#### Given records:
<<<<

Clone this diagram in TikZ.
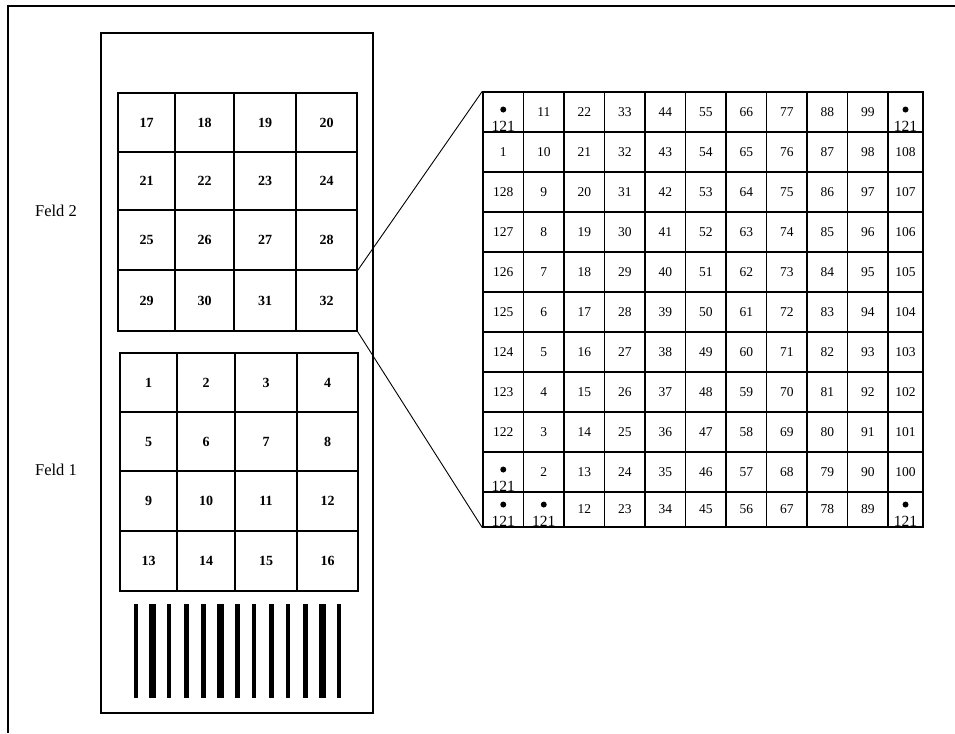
\documentclass[tikz,border=0pt]{standalone}
\usepackage{fontspec}
\setmainfont{Liberation Serif}
\usepackage{tikz}
\usetikzlibrary{positioning}

\begin{document}
\begin{tikzpicture}[
    x=1pt, y=-1pt,
    smallcell/.style={
        rectangle,
        draw=black,
        line width=1.1pt,
        inner sep=0pt,
        font=\fontsize{14}{15}\selectfont\bfseries
    },
    bigcell/.style={
        rectangle,
        draw=black,
        line width=1.4pt,
        inner sep=0pt,
        font=\fontsize{13.5}{14}\selectfont
    },
    dotnum/.style={inner sep=0pt, font=\fontsize{15.5}{16}\selectfont},
    dotmark/.style={circle, fill=black, inner sep=0pt, minimum size=6pt},
    fieldlabel/.style={font=\fontsize{16.5}{18}\selectfont},
    bar/.style={fill=black},
    link/.style={line width=0.9pt}
]
\useasboundingbox (0,0) rectangle (955,733);

% Frame and card
\draw[line width=1.3pt] (8,733) -- (8,6) -- (960,6);
\node (card) [draw, line width=1.1pt, inner sep=0pt,
    minimum width=272pt, minimum height=680pt] at (237,373) {};

% Feld 2
\foreach \xa/\xb [count=\c] in {118/175,175/234,234/296,296/357}
  \foreach \ya/\yb [count=\r] in {93/152,152/210,210/270,270/331} {
    \pgfmathtruncatemacro{\n}{16+4*(\r-1)+\c}
    \pgfmathsetmacro{\w}{\xb-\xa}
    \pgfmathsetmacro{\h}{\yb-\ya}
    \node (f2-\r-\c) [smallcell, minimum width=\w pt, minimum height=\h pt]
        at ({(\xa+\xb)/2},{(\ya+\yb)/2}) {\n};
  }

% Feld 1
\foreach \xa/\xb [count=\c] in {120/177,177/235,235/297,297/358}
  \foreach \ya/\yb [count=\r] in {353/412,412/471,471/531,531/591} {
    \pgfmathtruncatemacro{\n}{4*(\r-1)+\c}
    \pgfmathsetmacro{\w}{\xb-\xa}
    \pgfmathsetmacro{\h}{\yb-\ya}
    \node (f1-\r-\c) [smallcell, minimum width=\w pt, minimum height=\h pt]
        at ({(\xa+\xb)/2},{(\ya+\yb)/2}) {\n};
  }

\node (feld2) [fieldlabel] at (56,211) {Feld 2};
\node (feld1) [fieldlabel] at (56,470) {Feld 1};

% Barcode
\foreach \cx/\bw in {136/4.5,152.5/7,169/4.5,186.5/5,203.5/5,220.5/7,237.5/5,
                      254/4.5,271.5/5,288/4.5,305.5/5,322.5/7,339/4.5}
  \fill[bar] ({\cx-\bw/2},604) rectangle ({\cx+\bw/2},698);

% Enlarged field
\foreach \row [count=\r from 0] in {
    {{},11,22,33,44,55,66,77,88,99,{}},
    {1,10,21,32,43,54,65,76,87,98,108},
    {128,9,20,31,42,53,64,75,86,97,107},
    {127,8,19,30,41,52,63,74,85,96,106},
    {126,7,18,29,40,51,62,73,84,95,105},
    {125,6,17,28,39,50,61,72,83,94,104},
    {124,5,16,27,38,49,60,71,82,93,103},
    {123,4,15,26,37,48,59,70,81,92,102},
    {122,3,14,25,36,47,58,69,80,91,101},
    {{},2,13,24,35,46,57,68,79,90,100},
    {{},{},12,23,34,45,56,67,78,89,{}}} {
  \foreach \v [count=\c from 0] in \row {
    \pgfmathsetmacro{\w}{\c<10 ? 40.5 : 35}
    \pgfmathsetmacro{\h}{\r<10 ? 40 : 35}
    \node (b-\r-\c) [bigcell, minimum width=\w pt, minimum height=\h pt]
        at ({483+40.5*\c+\w/2},{92+40*\r+\h/2}) {\v};
  }
}

% Marked cells
\foreach \r/\c [count=\i] in {0/0,0/10,9/0,10/0,10/1,10/10} {
  \node (d\i) [dotnum, anchor=base] at ([yshift=1.5pt]b-\r-\c.south) {121};
  \node (dm\i) [dotmark, above=8pt of d\i] {};
}

% Zoom lines
\draw [link] (f2-3-4.south east) -- (b-0-0.north west);
\draw [link] (f2-4-4.south east) -- (b-10-0.south west);

\end{tikzpicture}
\end{document}
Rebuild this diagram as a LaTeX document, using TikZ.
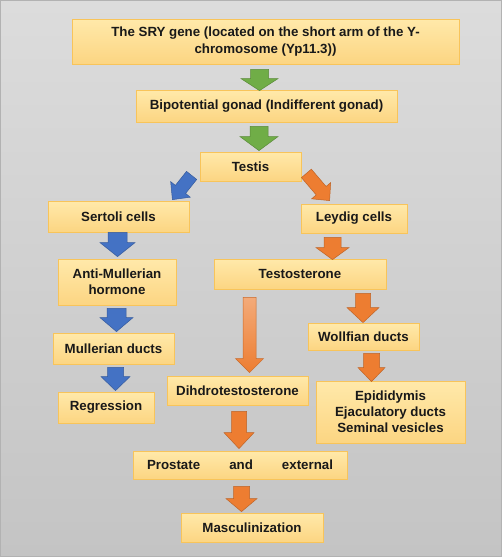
\documentclass[tikz,border=0pt]{standalone}
\usepackage{fontspec}
\setmainfont{Liberation Sans}
\usetikzlibrary{calc}

\definecolor{boxtop}{RGB}{255,233,170}
\definecolor{boxbot}{RGB}{252,213,130}
\definecolor{boxline}{RGB}{248,196,90}
\definecolor{sexgreen}{RGB}{112,173,71}
\definecolor{sexblue}{RGB}{68,114,196}
\definecolor{sexorange}{RGB}{237,125,49}
\definecolor{bgtop}{RGB}{220,220,220}
\definecolor{bgbot}{RGB}{196,196,196}

% block arrow: style, from, to, half shaft, half head, head length
\newcommand{\fatarrow}[6]{%
  \path (#2) coordinate (fa-s) (#3) coordinate (fa-e);
  \coordinate (fa-n) at ($(fa-e)!#6!(fa-s)$);
  \path[#1] ($(fa-s)!#4!90:(fa-e)$) -- ($(fa-n)!#4!90:(fa-e)$)
    -- ($(fa-n)!#5!90:(fa-e)$) -- (fa-e) -- ($(fa-n)!#5!-90:(fa-e)$)
    -- ($(fa-n)!#4!-90:(fa-e)$) -- ($(fa-s)!#4!-90:(fa-e)$) -- cycle;}

\begin{document}
\begin{tikzpicture}[
    x = 1pt, y = -1pt,
    stage/.style = {draw = boxline, line width = 0.8pt,
      top color = boxtop, bottom color = boxbot,
      align = center, inner sep = 0pt, text = black!90,
      font = \bfseries\fontsize{13.3}{16}\selectfont},
    greenarrow/.style  = {fill = sexgreen, draw = sexgreen!80!black, line width = 0.5pt},
    bluearrow/.style   = {fill = sexblue, draw = sexblue!80!black, line width = 0.5pt},
    orangearrow/.style = {fill = sexorange, draw = sexorange!80!black, line width = 0.5pt},
    fadearrow/.style   = {top color = sexorange!65!white, bottom color = sexorange,
      draw = sexorange!85!black, line width = 0.5pt}
  ]
  \useasboundingbox (0,0) rectangle (502,557);
  \path[top color = bgtop, bottom color = bgbot, draw = black!30, line width = 1pt]
    (0.5,0.5) rectangle (501.5,556.5);

  % boxes
  \node[stage, minimum width = 387pt, minimum height = 45pt,
        font = \bfseries\fontsize{13.3}{17}\selectfont] (sry) at (265.5,41.5)
    {The SRY gene (located on the short arm of the Y-\\chromosome (Yp11.3))};
  \node[stage, minimum width = 261pt, minimum height = 32pt] (bip) at (266.5,106)
    {Bipotential gonad (Indifferent gonad)};
  \node[stage, minimum width = 101pt, minimum height = 29pt] (testis) at (250.5,166.5) {Testis};
  \node[stage, minimum width = 141pt, minimum height = 31pt] (sertoli) at (118.5,216.5) {Sertoli cells};
  \node[stage, minimum width = 106pt, minimum height = 29pt] (leydig) at (354,218.5) {Leydig cells};
  \node[stage, minimum width = 118pt, minimum height = 46pt] (amh) at (117,282) {Anti-Mullerian\\hormone};
  \node[stage, minimum width = 172pt, minimum height = 30pt] (testo) at (300,274) {Testosterone};
  \node[stage, minimum width = 121pt, minimum height = 31pt] (mull) at (113.5,348.5) {Mullerian ducts};
  \node[stage, minimum width = 111pt, minimum height = 27pt] (wolff) at (363.5,336.5) {Wollfian ducts};
  \node[stage, minimum width = 141pt, minimum height = 29pt] (dht) at (237.5,390.5) {Dihdrotestosterone};
  \node[stage, minimum width = 96pt, minimum height = 31pt] (regr) at (106,407.5) {Regression};
  \node[stage, minimum width = 149pt, minimum height = 62pt] (epi) at (390.5,412)
    {Epididymis\\Ejaculatory ducts\\Seminal vesicles};
  \node[stage, minimum width = 214pt, minimum height = 28pt] (prost) at (240,465)
    {\makebox[186pt][s]{Prostate and external}};
  \node[stage, minimum width = 142pt, minimum height = 29pt] (masc) at (252,527.5) {Masculinization};

  % arrows
  \fatarrow{greenarrow}{$(sry.south)+(-6,5)$}{$(bip.north)+(-7,1)$}{9pt}{18.5pt}{12pt}
  \fatarrow{greenarrow}{$(bip.south)+(-7.5,4)$}{$(testis.north)+(8.5,-1)$}{9pt}{19pt}{14pt}
  \fatarrow{bluearrow}{$(testis.south west)+(-8,-6)$}{$(sertoli.north east)+(-17,-1)$}{6.5pt}{12.5pt}{13pt}
  \fatarrow{orangearrow}{$(testis.south east)+(5,-8)$}{$(leydig.north west)+(29,-3)$}{6.5pt}{12.5pt}{13pt}
  \fatarrow{bluearrow}{$(sertoli.south)+(-1,0)$}{$(amh.north)+(0.5,-2)$}{9.5pt}{17.5pt}{14pt}
  \fatarrow{orangearrow}{$(leydig.south)+(-21.5,4)$}{$(testo.north)+(32.5,1)$}{8.5pt}{16.5pt}{12pt}
  \fatarrow{bluearrow}{$(amh.south)+(-0.5,3)$}{$(mull.north)+(3,-1)$}{9.5pt}{16.5pt}{14pt}
  \fatarrow{orangearrow}{$(testo.south)+(63,4)$}{$(wolff.north)+(-0.5,0)$}{7.5pt}{16pt}{15pt}
  \fatarrow{bluearrow}{$(mull.south)+(2,3)$}{$(regr.north)+(9.5,-1)$}{8pt}{14.5pt}{14pt}
  \fatarrow{fadearrow}{$(testo.south)+(-50.5,8)$}{$(dht.north)+(12,-3)$}{6.5pt}{14pt}{14pt}
  \fatarrow{orangearrow}{$(wolff.south)+(8,3)$}{$(epi.north)+(-19,1)$}{8pt}{13.5pt}{14pt}
  \fatarrow{orangearrow}{$(dht.south)+(1.5,6)$}{$(prost.north)+(-1,-2)$}{7.5pt}{15pt}{16pt}
  \fatarrow{orangearrow}{$(prost.south)+(1.5,7)$}{$(masc.north)+(-10.5,-1)$}{8pt}{15.5pt}{13pt}
\end{tikzpicture}
\end{document}
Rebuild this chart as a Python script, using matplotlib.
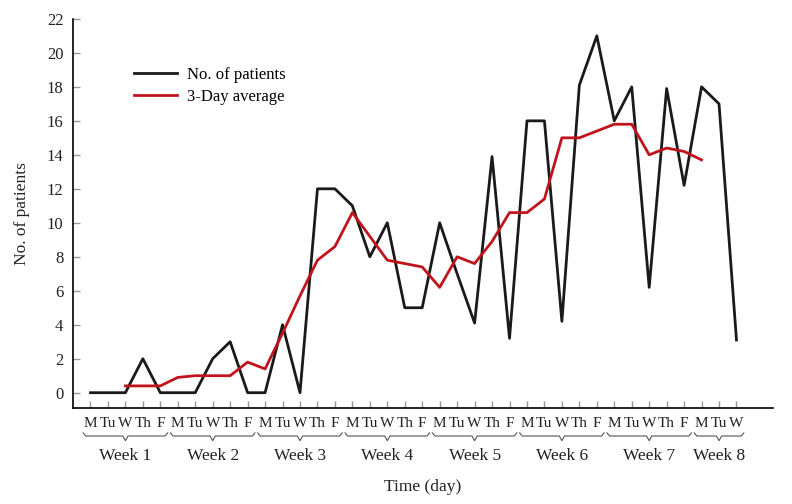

>>>>

#### Instruction:
Without the pictures, write out the lines from the beginning of the entries through the line with "minimum width=272pt, minimum".

#### Solution to this task:
Clone this diagram in TikZ.
\documentclass[tikz,border=0pt]{standalone}
\usepackage{fontspec}
\setmainfont{Liberation Serif}
\usepackage{tikz}
\usetikzlibrary{positioning}

\begin{document}
\begin{tikzpicture}[
    x=1pt, y=-1pt,
    smallcell/.style={
        rectangle,
        draw=black,
        line width=1.1pt,
        inner sep=0pt,
        font=\fontsize{14}{15}\selectfont\bfseries
    },
    bigcell/.style={
        rectangle,
        draw=black,
        line width=1.4pt,
        inner sep=0pt,
        font=\fontsize{13.5}{14}\selectfont
    },
    dotnum/.style={inner sep=0pt, font=\fontsize{15.5}{16}\selectfont},
    dotmark/.style={circle, fill=black, inner sep=0pt, minimum size=6pt},
    fieldlabel/.style={font=\fontsize{16.5}{18}\selectfont},
    bar/.style={fill=black},
    link/.style={line width=0.9pt}
]
\useasboundingbox (0,0) rectangle (955,733);

% Frame and card
\draw[line width=1.3pt] (8,733) -- (8,6) -- (960,6);
\node (card) [draw, line width=1.1pt, inner sep=0pt,
    minimum width=272pt, minimum height=680pt] at (237,373) {};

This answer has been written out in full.